Hmm. Try shutting down Avast and the spyware blaster. Sometimes programs like that get a little pesky. I know that Norton does often.


----------



## VictorBravo (Mar 3, 2008)

Daniel, it may not be your machine at all. I've run into a similar problem with WordPress before. It may be a server in your region.

Once my wife updated her Wordpress blog and asked if I could look at it. She could read it fine, but I couldn't access it at all. We were using different ISPs and going through different nodes. It lasted for about an hour and suddenly I could see it. Nothing to do with my machine because I tried another on the same ISP with the same effect.

We've emailed Wordpress about this and the reply was something like "it takes a while for changes to propogate throughout the various regions." The only thing I couldn't figure out was why it always was Wordpress that had this interesting issue.


----------



## Poimen (Mar 3, 2008)

Yes that seems to make sense because it is working now. 

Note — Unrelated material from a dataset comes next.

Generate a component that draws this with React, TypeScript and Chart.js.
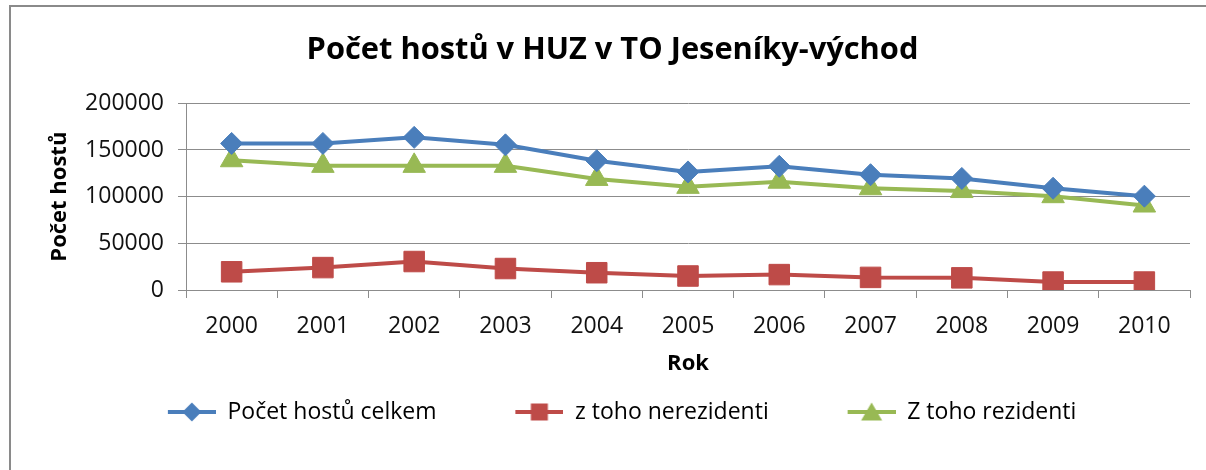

Our servers in Alberta run off of cow manure so maybe we need to upgrade to a more modern fuel. Coal anyone?


----------



## VictorBravo (Mar 3, 2008)

Poimen said:


> Yes that seems to make sense because it is working now.
> 
> Our servers in Alberta run off of cow manure so maybe we need to upgrade to a more modern fuel. Coal anyone?



 Actually, I think it is because the prarie dogs are still hibernating and can't get to their little wheels.


----------